Stated task »
Go over the entries below line by line, copying each one that contains the word "this".

*** Excerpted records ***

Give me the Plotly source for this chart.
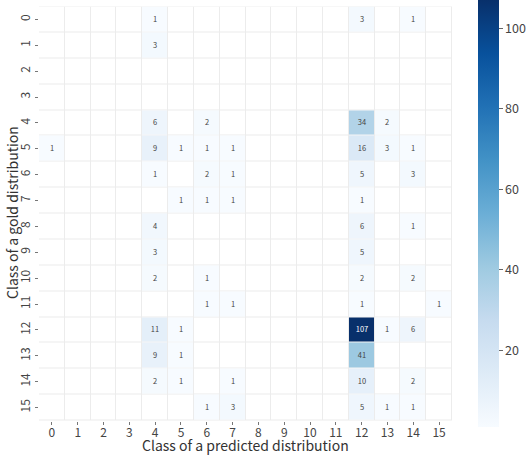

***
*** Excerpted records ***

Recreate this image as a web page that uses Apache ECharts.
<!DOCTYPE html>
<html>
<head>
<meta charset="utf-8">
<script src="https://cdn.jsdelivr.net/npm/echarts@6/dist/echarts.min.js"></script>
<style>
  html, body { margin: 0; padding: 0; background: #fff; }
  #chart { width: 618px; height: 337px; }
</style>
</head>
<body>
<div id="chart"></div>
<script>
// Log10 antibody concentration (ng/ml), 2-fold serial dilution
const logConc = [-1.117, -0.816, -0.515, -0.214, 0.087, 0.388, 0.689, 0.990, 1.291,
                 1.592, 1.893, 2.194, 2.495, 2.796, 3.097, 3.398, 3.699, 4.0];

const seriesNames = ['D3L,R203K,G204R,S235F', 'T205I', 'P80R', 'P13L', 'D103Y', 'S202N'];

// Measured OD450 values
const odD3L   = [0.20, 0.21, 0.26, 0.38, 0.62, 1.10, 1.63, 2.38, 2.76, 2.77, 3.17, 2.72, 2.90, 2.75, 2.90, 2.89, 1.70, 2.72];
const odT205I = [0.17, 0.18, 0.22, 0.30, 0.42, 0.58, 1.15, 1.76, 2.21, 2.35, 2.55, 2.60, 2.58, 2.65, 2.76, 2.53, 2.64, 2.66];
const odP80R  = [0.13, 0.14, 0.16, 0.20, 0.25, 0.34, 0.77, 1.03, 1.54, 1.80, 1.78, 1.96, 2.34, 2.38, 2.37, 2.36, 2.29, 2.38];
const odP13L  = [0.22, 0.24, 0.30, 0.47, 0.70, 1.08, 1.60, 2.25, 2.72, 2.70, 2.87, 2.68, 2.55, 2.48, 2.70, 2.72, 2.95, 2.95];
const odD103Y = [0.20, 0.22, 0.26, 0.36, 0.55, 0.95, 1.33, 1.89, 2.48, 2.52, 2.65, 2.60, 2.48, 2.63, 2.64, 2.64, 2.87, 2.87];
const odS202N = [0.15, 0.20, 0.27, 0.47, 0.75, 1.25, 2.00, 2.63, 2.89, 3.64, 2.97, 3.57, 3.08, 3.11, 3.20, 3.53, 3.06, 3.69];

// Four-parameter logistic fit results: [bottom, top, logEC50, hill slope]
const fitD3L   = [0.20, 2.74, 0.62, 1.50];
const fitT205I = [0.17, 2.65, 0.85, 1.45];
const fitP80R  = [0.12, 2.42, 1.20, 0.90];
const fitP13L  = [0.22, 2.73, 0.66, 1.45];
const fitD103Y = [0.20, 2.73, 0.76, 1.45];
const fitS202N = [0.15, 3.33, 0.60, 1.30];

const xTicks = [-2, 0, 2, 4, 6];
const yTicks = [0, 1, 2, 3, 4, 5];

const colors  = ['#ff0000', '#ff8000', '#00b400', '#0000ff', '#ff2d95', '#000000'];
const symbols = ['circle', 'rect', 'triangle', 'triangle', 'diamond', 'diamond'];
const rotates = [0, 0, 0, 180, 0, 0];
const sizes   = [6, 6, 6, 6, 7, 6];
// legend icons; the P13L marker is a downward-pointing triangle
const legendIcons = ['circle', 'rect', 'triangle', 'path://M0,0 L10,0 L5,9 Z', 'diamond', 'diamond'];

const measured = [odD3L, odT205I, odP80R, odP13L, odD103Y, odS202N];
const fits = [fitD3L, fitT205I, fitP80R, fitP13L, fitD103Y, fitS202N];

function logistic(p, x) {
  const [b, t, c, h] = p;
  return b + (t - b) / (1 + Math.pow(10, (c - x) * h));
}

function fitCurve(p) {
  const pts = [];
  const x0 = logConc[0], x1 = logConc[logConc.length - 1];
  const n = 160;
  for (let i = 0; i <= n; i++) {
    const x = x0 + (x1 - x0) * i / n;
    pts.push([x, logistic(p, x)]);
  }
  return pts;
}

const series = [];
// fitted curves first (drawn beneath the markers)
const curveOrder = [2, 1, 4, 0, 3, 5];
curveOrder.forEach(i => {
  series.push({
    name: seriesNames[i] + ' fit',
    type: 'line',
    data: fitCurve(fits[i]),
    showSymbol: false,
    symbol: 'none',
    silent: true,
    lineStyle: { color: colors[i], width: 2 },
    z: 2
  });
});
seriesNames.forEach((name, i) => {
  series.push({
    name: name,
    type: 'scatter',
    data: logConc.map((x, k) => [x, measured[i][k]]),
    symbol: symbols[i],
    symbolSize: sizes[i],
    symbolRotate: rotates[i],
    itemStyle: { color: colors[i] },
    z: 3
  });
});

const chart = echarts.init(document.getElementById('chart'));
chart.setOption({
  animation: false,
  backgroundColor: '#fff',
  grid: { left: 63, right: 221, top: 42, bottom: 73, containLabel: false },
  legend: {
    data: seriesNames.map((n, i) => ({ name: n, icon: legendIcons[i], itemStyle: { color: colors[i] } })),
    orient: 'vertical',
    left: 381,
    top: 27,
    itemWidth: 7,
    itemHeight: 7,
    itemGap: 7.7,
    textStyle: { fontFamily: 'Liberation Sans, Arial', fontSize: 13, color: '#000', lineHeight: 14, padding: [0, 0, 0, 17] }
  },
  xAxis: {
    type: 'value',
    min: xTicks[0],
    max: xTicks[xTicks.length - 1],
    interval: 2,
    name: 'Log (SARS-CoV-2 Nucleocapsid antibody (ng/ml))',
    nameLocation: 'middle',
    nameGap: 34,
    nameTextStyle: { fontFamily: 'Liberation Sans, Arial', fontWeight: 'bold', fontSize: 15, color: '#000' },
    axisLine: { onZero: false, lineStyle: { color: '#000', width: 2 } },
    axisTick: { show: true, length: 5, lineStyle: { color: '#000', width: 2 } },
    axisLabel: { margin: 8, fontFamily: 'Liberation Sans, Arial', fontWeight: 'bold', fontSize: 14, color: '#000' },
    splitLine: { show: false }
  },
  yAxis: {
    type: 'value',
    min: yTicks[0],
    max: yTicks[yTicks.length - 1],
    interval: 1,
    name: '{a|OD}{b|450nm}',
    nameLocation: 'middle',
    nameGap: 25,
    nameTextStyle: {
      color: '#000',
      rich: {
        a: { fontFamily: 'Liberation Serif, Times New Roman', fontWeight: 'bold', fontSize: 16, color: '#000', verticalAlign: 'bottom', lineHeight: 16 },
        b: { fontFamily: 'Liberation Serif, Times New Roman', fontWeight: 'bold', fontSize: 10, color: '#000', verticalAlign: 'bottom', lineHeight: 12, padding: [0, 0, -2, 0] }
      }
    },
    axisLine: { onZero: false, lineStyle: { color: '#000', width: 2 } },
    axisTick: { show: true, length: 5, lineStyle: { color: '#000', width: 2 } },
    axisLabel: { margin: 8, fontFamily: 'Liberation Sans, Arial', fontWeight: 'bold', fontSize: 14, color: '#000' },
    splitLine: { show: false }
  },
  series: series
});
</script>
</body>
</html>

***

The output »
Give me the Plotly source for this chart.
Recreate this image as a web page that uses Apache ECharts.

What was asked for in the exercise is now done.